I have read quite a few books on Go, and honestly, I get halfway through the book and give up. The reason for this was I had spent the last two years trying to grasp the language, and no book for me personally could do that until I got to this book.
The way Jay McGavren writes is like someone guiding you through the language. Each chapter creates an interesting problem that naturally, your brain kicks in and goes ohh, I wonder how this problem is solved. It's sort of like a Sherlock Holmes episode of who committed the crime. Or an NCIS series, depending on your taste. (If you haven't already figured it out, I like crime series.)

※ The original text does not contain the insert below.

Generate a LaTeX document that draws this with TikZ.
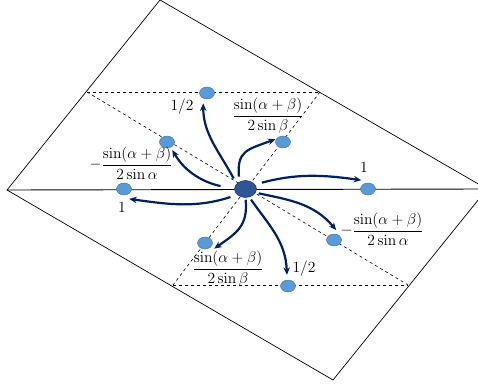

Then there are the exercises where you have to get a pen out and fill in the blanks, which, in an interesting way, really starts cementing what you are learning. For me, when this first started happening. I had to take a moment with a smile and realised oh wait, this is actually going in.
As I said, there are tons of books I have read on Go where you read the chapter, then the Author leaves you an exercise to complete, which really most of that exercise has no real bearing on what you were reading, then you spend most of your time on Stack Overflow trying to figure out how to complete the exercise. Then you get disheartened about why you can't do it; the book gets tossed to the side and back to the drawing board. Not with this book.
The only major drawback with this book is that it was written before modules came out, so essentially, it uses GoPath for a lot of the book. I did head to their website, https://headfirstgo.com/, when I first noticed this problem, but I could not see any notice about the issue or any other versions of the chapters released with the new Go Pkg framework.
At first, this was frustrating because I could not get my head around how Packages work in Go. Yet I was already so impressed with the book that I spent two to three hours more learning how to write packages in Go. I have also written a blog post on it here: https://theclouddude.co.uk/mastering-writing-packages-with-go-when-working-with-the-azure-sdk
This may save you the hours of figuring out how packages work if you give that post a read and then apply it to the parts of the book where GoPath is being spoken about. It could be enough, though, to put the person off buying this book because, essentially, that part is so out of date.
There is also another area where things are out of date, and that is with the
ioutil package that's been depreciated in Go. It's now the
os package. Information about this is given here: https://pkg.go.dev/io/ioutil
Other than those things, this book, in my opinion, is very good. It teaches you the Language in a way you remember; you are not lost and disheartened when something does not work, which I think when starting out with a Language is one of the most important aspects.
I would say this book is very good for Beginners to Go; if you have come from another Language, you may start skimming through the book, which in turn would actually hinder you from finishing it properly and getting the programs working. I guess I am saying that this book is for you if you have basic or no programming knowledge. If you are a seasoned Developer in another language, perhaps choose another book. I think this one is very good for seasoned developers. https://www.gopl.io/
Overall, I enjoyed reading this book; it was easy reading, did not send me to sleep, made me confident in the Go Language, and learned a lot. I highly recommend this book if you can see past its outdated issues.